What? You're not talking about discovering a new spectrum of a new fundamental force.
Quantum entanglement involves photons, electrons, etc we're already well aware of.
In the Chinese example, the communication involves photons.
We already know photons exist, and I think we'd notice if somebody were beaming them at us, even of we weren't aware of some kind of "entanglement modulation" protocol.

What you're hoping for would be more like radio was before we had scientific knowledge of it.
Or you could hang your hopes on more sensitive radio receivers.
We presently can't receive broadcasts similar to our own at interstellar distances.
There _could_ be another society similar to our own orbiting a nearby star, broadcasting at the same levels, but we'd never hear a thing.
A far more sensitive receiver than Arecibo could provide us the chance to eavesdrop on mundane radio signals.

>the chinese
I didn't know they were capable of telling the truth

We are probably because any intelligent life ends up destroying itself or keeps repeatedly setting itself back such that is it unable to escape its planet before its local star renders it uninhabitable

Cleansing by nuclear fire is the most popular scenario but it could happen through a variety of ways (e.g social upheaval)
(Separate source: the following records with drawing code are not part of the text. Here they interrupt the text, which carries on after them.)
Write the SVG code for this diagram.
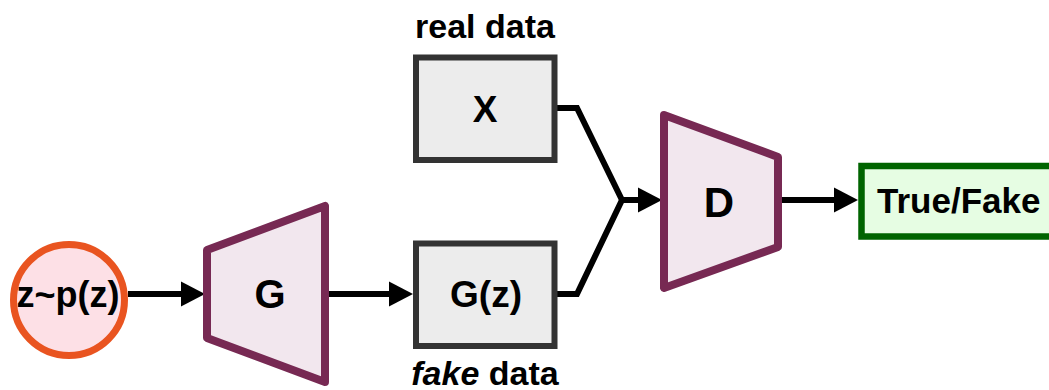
<svg xmlns="http://www.w3.org/2000/svg" width="1049" height="390" viewBox="0 0 1049 390">
<style>
text{font-family:"Liberation Sans",Arial,sans-serif;font-weight:bold;fill:#000;}
.lbl{font-size:34px;text-anchor:middle;}
.trap{fill:#f2e7ee;stroke:#772953;stroke-width:8;stroke-linejoin:round;}
.box{fill:#ececec;stroke:#333333;stroke-width:6;}
.conn{fill:none;stroke:#000;stroke-width:6;stroke-linejoin:miter;}
</style>
<defs>
<marker id="ah" markerUnits="userSpaceOnUse" markerWidth="26" markerHeight="26" refX="0" refY="12.5" orient="auto" overflow="visible">
<path d="M0,0 L24,12.5 L0,25 z" fill="#000"/>
</marker>
</defs>
<rect width="1049" height="390" fill="#fff"/>
<g id="connectors">
<line class="conn" x1="128" y1="294" x2="181" y2="294" marker-end="url(#ah)"/>
<line class="conn" x1="325" y1="294" x2="389" y2="294" marker-end="url(#ah)"/>
<polyline class="conn" points="555,108 577,108 622,200"/>
<polyline class="conn" points="555,294 577,294 622,200"/>
<line class="conn" x1="620" y1="200" x2="638" y2="200" marker-end="url(#ah)"/>
<line class="conn" x1="778" y1="200" x2="834" y2="200" marker-end="url(#ah)"/>
</g>
<g id="z">
<circle cx="69" cy="300" r="55.5" fill="#fde0e6" stroke="#e95420" stroke-width="7"/>
<text class="lbl" x="68" y="307" style="font-size:36px">z~p(z)</text>
</g>
<g id="G">
<polygon class="trap" points="207,250 325,206 325,382 207,338"/>
<text class="lbl" x="270" y="308" style="font-size:40px">G</text>
</g>
<g id="X">
<rect class="box" x="416" y="57.5" width="138.5" height="102.5"/>
<text class="lbl" x="485" y="122" style="font-size:37px">X</text>
</g>
<g id="real-label">
<text class="lbl" x="485" y="38">real data</text>
</g>
<g id="Gz">
<rect class="box" x="416" y="243.5" width="138.5" height="102.5"/>
<text class="lbl" x="486" y="307" style="font-size:37px">G(z)</text>
</g>
<g id="fake-label">
<text class="lbl" x="485" y="385"><tspan font-style="italic">fake</tspan> data</text>
</g>
<g id="D">
<polygon class="trap" points="664,115 778,157 778,247 664,288"/>
<text class="lbl" x="719" y="217" style="font-size:42px">D</text>
</g>
<g id="out">
<rect x="861.5" y="166" width="200" height="70.5" fill="#e6fde3" stroke="#006400" stroke-width="6.5"/>
<text x="877" y="213" style="font-size:35px">True/Fake</text>
</g>
</svg>
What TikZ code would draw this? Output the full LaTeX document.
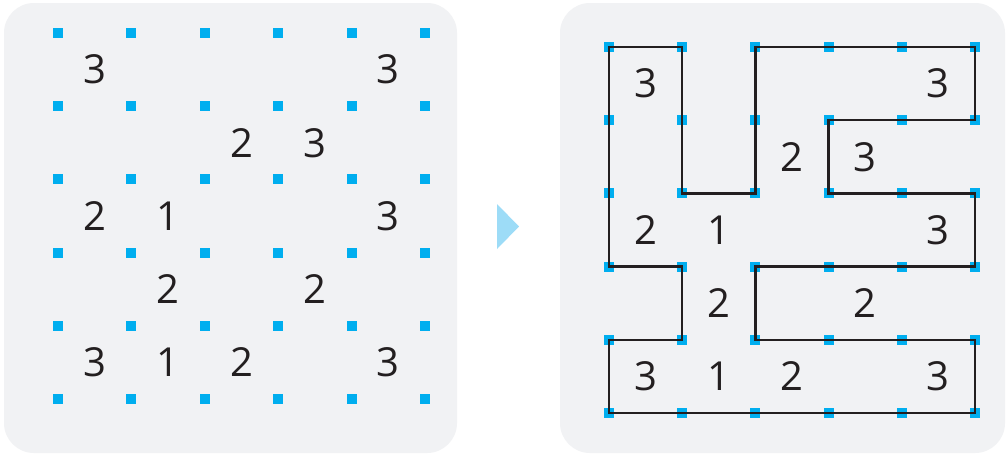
\documentclass[tikz,border=0pt]{standalone}
\usepackage{fontspec}
\setmainfont{Open Sans}
\definecolor{panel}{HTML}{F1F2F4}
\definecolor{dotc}{HTML}{00AEEF}
\definecolor{arrowc}{HTML}{9DDCF7}
\definecolor{linec}{HTML}{231F20}
\tikzset{
  panelbox/.style={fill=panel, draw=none, rounded corners=30pt},
  gdot/.style={fill=dotc, draw=none, minimum size=10pt, inner sep=0pt, rectangle},
  num/.style={font=\fontsize{40}{40}\selectfont, text=linec, inner sep=0pt},
  loopline/.style={draw=linec, line width=2.4pt, line join=miter}
}
\begin{document}
\begin{tikzpicture}[x=1pt,y=-1pt]
\useasboundingbox (0,0) rectangle (1007,456);
\fill[white] (0,0) rectangle (1007,456);
\path[panelbox] (4,3) rectangle (457,453);
\path[panelbox] (560,3) rectangle (1005,453);
\fill[arrowc] (497,204) -- (519,226.5) -- (497,249) -- cycle;
% grids
\foreach \i in {0,...,5}{
  \foreach \j in {0,...,5}{
    \node[gdot] (L\i\j) at ({58+73.4*\i},{33+73.2*\j}) {};
    \node[gdot] (R\i\j) at ({609+73.2*\i},{47+73.2*\j}) {};
  }
}
% right loop
\draw[loopline] (R00.center) -- (R10.center) -- (R12.center) -- (R22.center) -- (R20.center)
  -- (R50.center) -- (R51.center) -- (R31.center) -- (R32.center) -- (R52.center)
  -- (R53.center) -- (R23.center) -- (R24.center) -- (R54.center) -- (R55.center)
  -- (R05.center) -- (R04.center) -- (R14.center) -- (R13.center) -- (R03.center) -- cycle;
% numbers
\foreach \c/\r/\v [count=\k] in {0/0/3,4/0/3,2/1/2,3/1/3,0/2/2,1/2/1,4/2/3,1/3/2,3/3/2,0/4/3,1/4/1,2/4/2,4/4/3}{
  \node[num] (ln\k) at ({94.7+73.4*\c},{69.6+73.2*\r}) {\v};
  \node[num] (rn\k) at ({645.6+73.2*\c},{83.6+73.2*\r}) {\v};
}
\end{tikzpicture}
\end{document}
>The "Great Filter" is a meme
Take that back

it's flawed as fuck to start with, not enough data to even construct anything, let alone call it a "paradox".

>energy beings
Stopped reading right there

ayy lmao

>any intelligent life ends up destroying itself or keeps repeatedly setting itself back such that is it unable to escape its planet before its local star renders it uninhabitable
see:
>How many civilizations were included in the study that you're getting this info from?
>What's the standard deviation on the "couple hundred years", and how many outliers can we expect?